Bazaar workflow question...

Vincent Ladeuil vila+bzr at canonical.com
Wed Feb 27 08:01:59 UTC 2013


>>>>> ckalisiak  <ckalisiak at attotech.com> writes:

    > John,

    > Thank you very much for your reply. It took me a few minutes to figure out
    > what you meant, but now I finally understand what bugfix branches are for.
    > I couldn't figure out why one would make a branch to release software
    > containing the bugfix and then not merge that bugfix branch anywhere. Now I
    > understand that you're distributing the bugfix source code itself from this
    > branch, and the branch just sits there, waiting to be merged into other
    > branches that need the bugfix.

I think you're after daggy-fix (http://wiki.monotone.ca/DaggyFixes/) and
probably 'bzr qlog' from the qbzr plugin to better understand what is
going on ("seeing is believing" ;)

    > Ok, now the other problem. What are best practices to avoid criss-cross
    > merges?

Basically, criss-cross merges happen when two branches merge each other
because they are at the same level (as far as DAGs are concerned).

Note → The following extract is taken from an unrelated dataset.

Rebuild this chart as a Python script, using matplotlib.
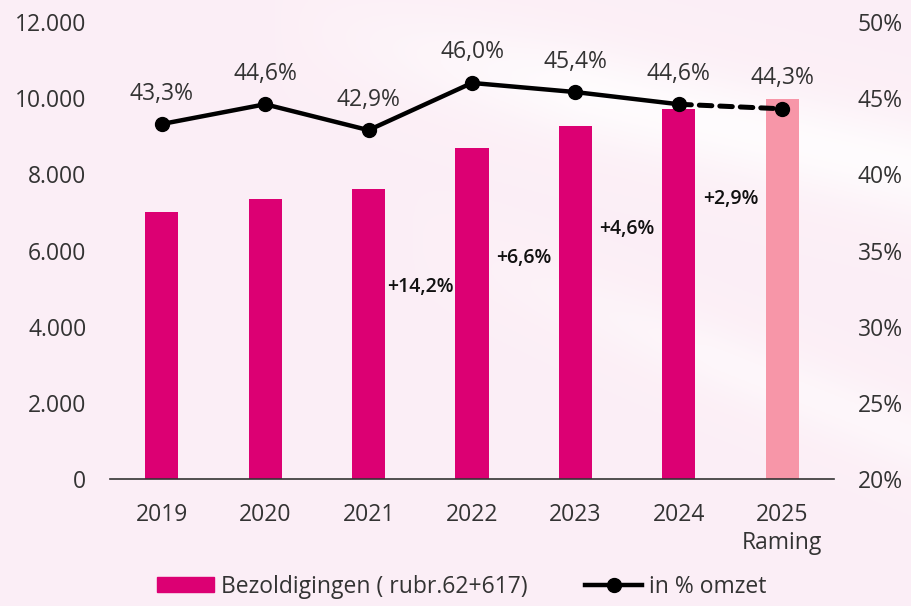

If you keep branches deriving from each other instead (i.e. you merge
A into B but never B into A) you won't encounter criss-cross merges.
There are edge cases that you'll better understand by looking at the
graph ancestry with qlog when you run into them but most of the time you
can just safely ignore them.

    > Here's an example we ran into that resulted in a criss-cross:
    > 1) Common code base master is branch A.
    > 2) Development starts on a new project. Master branch A is branched, and
    > the new branch is called B. It will be used to release a product called
    > Widget B.
    > 3) While branch B is in development, a product based on B, called Widget C,
    > is starting development and will release after Widget B has released. Some
    > of the code changes made in the B and C branches need to be shared, but not
    > all (otherwise branch C would not have been created).

In this case, I would recommend the daggy fix workflow: landing the code
that is needed by both B and C into A (the branch they both derive
from). Or just in B and then regularly merge B into C.

More importantly, avoiding cherry-pick is generally a good thing if you
want to preserve accurate meta-data. Keep in mind that cherry-picking is
really the worst way to track "who did what when". Basically the dev
that does the cherry-pick is taking a set of changes in a branch
*without* telling bzr:

- who wrote this code (generally some other dev(s)),

- when the code was written (the cherry-pick will only tell you when it
  was committed in a single commit)

When all branches finally merge into your trunk, if you look at
annotations... you'll realize that bzr cannot tell anymore (reliably)
who was the real author of that cherry-pick.

    > One hypothesis that we've come up with to avoid a criss-cross is incredibly
    > tedious, but is the only way we can think of to keep the metadata safe:
    > 1) When the decision is made that branch C needs to be created, rename B to
    > (for sake of clarity) META.
    > 2) Branch META to B, and branch META to C.
    > 3) Any time B and C need to exchange code:
    >     . Make a bugfix branch from the start of META
    >     . Cherrypick to the bugfix branch

That's where you want to daggy fix.

Instead of committing in the branch where the fix has been found and
coded, you fix it in META and *then* you merge META into B and B into C.

The bzr-loom plugin (or the bzr-pipeline one) was targeting that kind
of workflow.

    >     . Merge the bugfix branch to META, B, and C
    > 4) When both B and C have released, merge both into META, then merge META
    > into the common code base master branch A.

    > Is there a simpler way to avoid a criss-cross merge and keep
    > branches B and C partly synchronized?

The rule is always the same, if you want to keep parallel branches
synchronized, merge them often.

And avoid cherry-picks as much as you can since they lack the
information bzr needs to make the merges conflict-free.